• PROVIDED DATA:

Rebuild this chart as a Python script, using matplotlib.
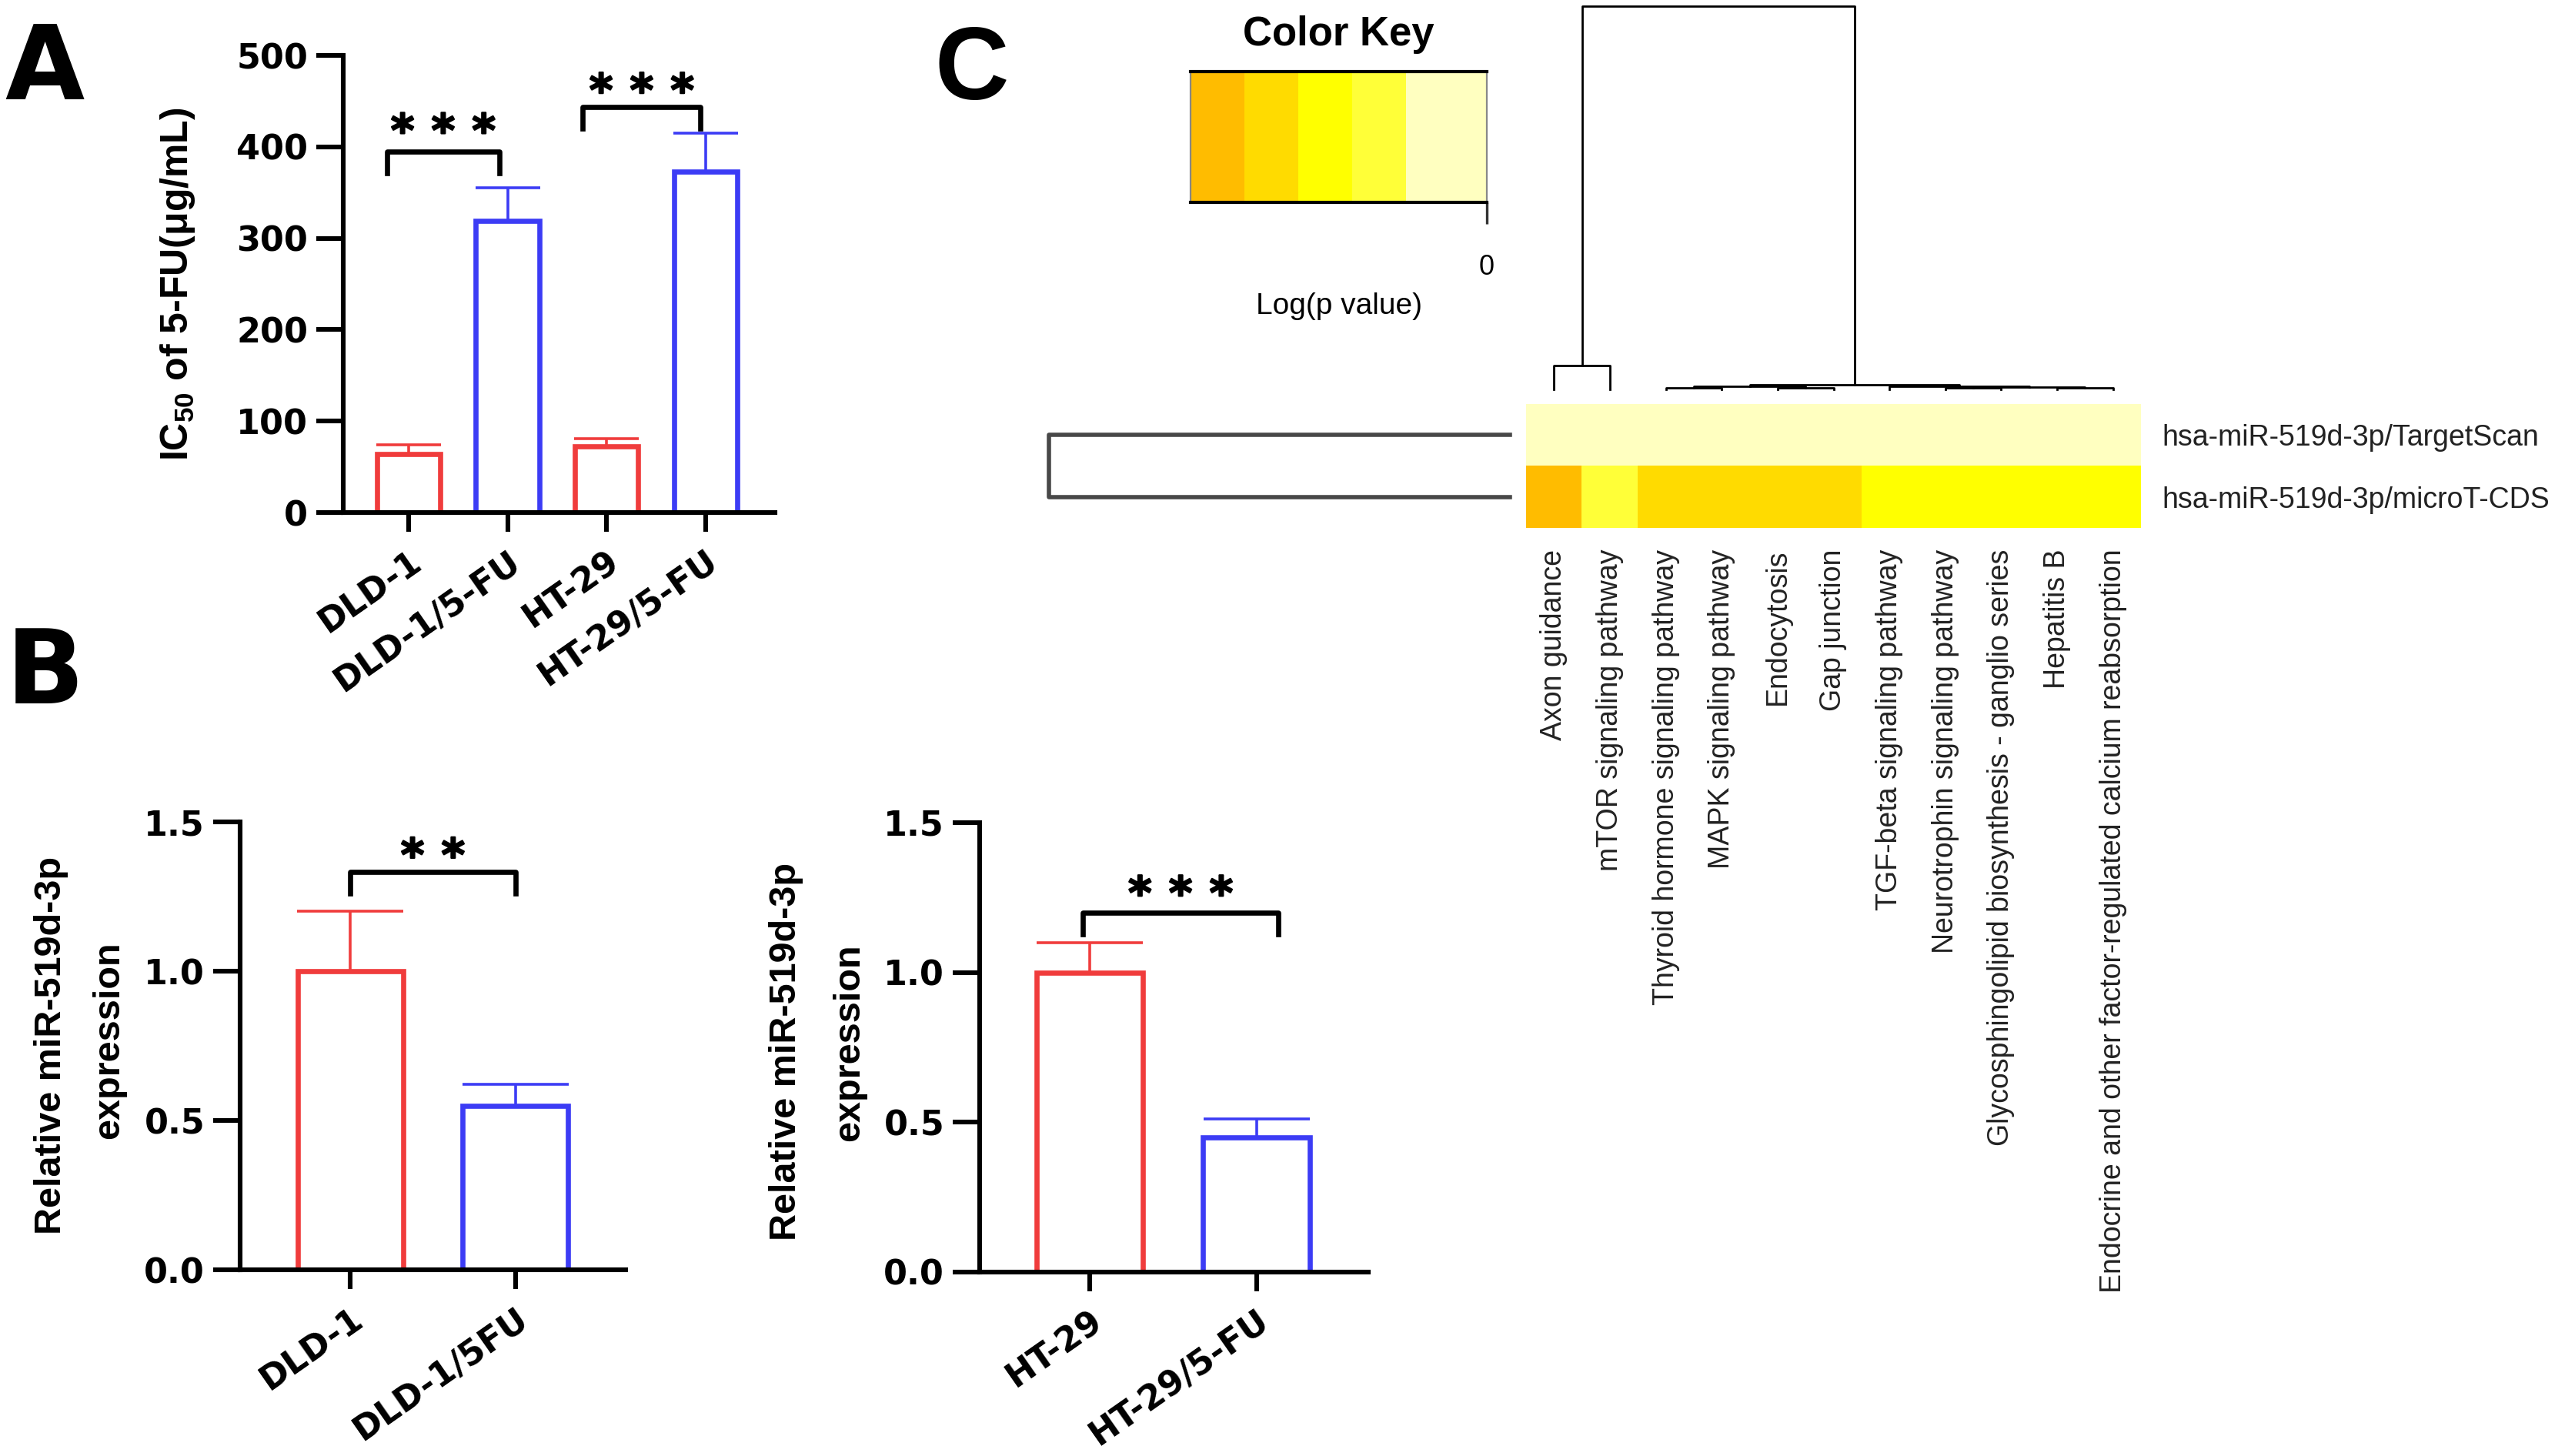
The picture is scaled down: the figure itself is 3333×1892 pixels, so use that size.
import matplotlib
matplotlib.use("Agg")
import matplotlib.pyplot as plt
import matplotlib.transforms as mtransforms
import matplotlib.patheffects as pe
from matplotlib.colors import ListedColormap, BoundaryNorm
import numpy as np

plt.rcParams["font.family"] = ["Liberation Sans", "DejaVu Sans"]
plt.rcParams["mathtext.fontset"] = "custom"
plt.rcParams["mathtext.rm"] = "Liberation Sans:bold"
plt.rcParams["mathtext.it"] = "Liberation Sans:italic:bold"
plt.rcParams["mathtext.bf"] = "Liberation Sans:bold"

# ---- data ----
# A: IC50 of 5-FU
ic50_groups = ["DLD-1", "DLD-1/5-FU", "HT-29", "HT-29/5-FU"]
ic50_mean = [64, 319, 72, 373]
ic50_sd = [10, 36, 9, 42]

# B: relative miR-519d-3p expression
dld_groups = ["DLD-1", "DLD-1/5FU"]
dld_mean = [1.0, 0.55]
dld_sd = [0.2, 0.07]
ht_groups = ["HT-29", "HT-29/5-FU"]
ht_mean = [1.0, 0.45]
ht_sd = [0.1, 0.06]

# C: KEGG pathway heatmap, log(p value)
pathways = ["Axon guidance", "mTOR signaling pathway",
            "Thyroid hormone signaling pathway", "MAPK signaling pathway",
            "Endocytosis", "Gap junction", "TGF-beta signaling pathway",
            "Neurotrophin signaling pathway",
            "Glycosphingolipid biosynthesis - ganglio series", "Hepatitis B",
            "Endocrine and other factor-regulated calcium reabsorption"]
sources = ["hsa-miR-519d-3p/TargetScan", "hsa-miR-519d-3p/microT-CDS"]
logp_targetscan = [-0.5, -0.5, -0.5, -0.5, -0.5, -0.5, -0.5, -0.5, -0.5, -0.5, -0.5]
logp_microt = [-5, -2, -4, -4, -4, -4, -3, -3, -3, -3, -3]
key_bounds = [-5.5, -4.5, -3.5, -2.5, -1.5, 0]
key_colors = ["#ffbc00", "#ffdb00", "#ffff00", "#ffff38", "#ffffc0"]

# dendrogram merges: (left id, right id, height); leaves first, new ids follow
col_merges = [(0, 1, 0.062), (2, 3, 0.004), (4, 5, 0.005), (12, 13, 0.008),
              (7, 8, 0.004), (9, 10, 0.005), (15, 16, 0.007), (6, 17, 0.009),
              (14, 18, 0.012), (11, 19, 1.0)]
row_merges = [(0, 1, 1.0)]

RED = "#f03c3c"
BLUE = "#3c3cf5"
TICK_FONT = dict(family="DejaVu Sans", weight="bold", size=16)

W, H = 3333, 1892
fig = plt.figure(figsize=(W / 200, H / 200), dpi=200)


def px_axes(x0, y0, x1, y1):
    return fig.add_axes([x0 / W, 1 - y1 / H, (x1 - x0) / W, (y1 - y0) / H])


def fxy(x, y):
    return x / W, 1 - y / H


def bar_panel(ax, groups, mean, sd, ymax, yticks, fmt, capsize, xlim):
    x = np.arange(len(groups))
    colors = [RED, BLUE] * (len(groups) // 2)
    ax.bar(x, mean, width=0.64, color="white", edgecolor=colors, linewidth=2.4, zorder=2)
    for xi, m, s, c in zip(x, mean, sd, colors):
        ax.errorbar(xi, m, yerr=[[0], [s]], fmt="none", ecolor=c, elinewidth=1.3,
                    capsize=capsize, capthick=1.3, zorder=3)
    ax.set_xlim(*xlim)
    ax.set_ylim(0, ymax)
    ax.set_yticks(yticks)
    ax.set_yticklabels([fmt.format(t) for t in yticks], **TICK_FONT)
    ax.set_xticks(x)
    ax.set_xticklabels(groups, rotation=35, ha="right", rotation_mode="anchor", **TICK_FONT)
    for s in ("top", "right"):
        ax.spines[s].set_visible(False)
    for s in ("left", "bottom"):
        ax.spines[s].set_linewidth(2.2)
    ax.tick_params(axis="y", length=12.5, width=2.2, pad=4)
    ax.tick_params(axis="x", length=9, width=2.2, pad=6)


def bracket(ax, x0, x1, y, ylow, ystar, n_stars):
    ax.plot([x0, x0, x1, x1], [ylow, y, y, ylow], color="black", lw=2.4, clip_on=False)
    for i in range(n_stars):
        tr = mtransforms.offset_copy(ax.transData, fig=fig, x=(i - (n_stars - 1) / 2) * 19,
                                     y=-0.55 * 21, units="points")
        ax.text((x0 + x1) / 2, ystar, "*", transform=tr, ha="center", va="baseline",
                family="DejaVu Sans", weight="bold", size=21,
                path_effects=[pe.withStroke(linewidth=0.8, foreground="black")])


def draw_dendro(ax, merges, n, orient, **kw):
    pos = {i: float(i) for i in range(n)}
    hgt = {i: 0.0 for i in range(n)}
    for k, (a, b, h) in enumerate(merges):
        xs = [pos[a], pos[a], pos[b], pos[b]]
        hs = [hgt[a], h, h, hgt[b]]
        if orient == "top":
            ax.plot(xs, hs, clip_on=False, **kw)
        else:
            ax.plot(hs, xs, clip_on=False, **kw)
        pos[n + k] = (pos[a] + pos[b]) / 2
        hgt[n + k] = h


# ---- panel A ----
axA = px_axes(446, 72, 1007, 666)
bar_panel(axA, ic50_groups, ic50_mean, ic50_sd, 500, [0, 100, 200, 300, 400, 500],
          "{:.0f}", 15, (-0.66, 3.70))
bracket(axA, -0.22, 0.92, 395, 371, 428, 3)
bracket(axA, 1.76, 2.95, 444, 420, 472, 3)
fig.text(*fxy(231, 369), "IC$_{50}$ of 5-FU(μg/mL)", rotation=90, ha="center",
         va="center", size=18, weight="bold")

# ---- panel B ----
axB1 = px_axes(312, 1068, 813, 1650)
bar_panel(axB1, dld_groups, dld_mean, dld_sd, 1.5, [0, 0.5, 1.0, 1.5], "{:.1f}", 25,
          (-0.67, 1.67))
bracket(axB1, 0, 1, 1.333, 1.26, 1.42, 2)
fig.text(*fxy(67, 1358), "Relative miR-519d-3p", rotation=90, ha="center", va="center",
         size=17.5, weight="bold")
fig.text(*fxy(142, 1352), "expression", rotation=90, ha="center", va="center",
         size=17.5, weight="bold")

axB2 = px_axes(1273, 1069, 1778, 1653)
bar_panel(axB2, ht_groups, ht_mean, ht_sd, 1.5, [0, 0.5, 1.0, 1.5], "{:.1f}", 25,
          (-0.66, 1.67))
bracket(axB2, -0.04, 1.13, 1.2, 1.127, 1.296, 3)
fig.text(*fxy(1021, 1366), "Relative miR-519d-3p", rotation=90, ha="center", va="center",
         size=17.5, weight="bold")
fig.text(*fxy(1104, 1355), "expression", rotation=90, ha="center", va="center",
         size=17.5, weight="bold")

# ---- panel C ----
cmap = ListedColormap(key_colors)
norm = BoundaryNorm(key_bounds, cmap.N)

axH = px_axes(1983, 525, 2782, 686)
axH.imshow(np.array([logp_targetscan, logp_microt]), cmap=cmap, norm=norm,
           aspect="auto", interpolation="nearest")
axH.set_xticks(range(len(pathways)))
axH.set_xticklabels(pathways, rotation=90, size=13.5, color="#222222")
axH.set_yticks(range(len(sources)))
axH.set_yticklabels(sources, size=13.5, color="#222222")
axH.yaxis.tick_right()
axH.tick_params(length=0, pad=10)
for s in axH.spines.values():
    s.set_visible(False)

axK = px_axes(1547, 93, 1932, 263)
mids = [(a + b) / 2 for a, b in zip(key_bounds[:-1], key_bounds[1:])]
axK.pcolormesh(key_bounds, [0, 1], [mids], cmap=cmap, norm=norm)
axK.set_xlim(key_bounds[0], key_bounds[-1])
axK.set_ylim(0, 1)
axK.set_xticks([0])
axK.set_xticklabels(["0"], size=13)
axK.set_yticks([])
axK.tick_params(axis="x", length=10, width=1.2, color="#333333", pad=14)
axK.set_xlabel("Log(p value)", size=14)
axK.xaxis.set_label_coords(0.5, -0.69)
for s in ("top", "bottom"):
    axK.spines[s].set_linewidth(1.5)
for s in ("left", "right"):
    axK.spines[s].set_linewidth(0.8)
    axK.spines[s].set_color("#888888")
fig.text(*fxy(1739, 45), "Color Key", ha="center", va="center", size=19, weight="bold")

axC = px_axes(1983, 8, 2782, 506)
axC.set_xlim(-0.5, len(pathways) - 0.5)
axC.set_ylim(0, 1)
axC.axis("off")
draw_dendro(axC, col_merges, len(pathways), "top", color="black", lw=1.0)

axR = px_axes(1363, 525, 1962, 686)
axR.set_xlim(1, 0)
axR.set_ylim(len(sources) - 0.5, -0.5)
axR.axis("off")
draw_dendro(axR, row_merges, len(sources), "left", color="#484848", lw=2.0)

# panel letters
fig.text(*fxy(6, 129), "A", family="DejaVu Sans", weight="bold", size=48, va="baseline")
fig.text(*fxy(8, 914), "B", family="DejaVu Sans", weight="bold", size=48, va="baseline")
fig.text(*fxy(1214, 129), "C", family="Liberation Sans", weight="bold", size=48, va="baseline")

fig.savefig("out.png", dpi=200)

• INSTRUCTION:
From the data above, copy each line that has the string "matplotlib".

• TASK ANSWER:
Rebuild this chart as a Python script, using matplotlib.
import matplotlib
matplotlib.use("Agg")
import matplotlib.pyplot as plt
import matplotlib.transforms as mtransforms
import matplotlib.patheffects as pe
from matplotlib.colors import ListedColormap, BoundaryNorm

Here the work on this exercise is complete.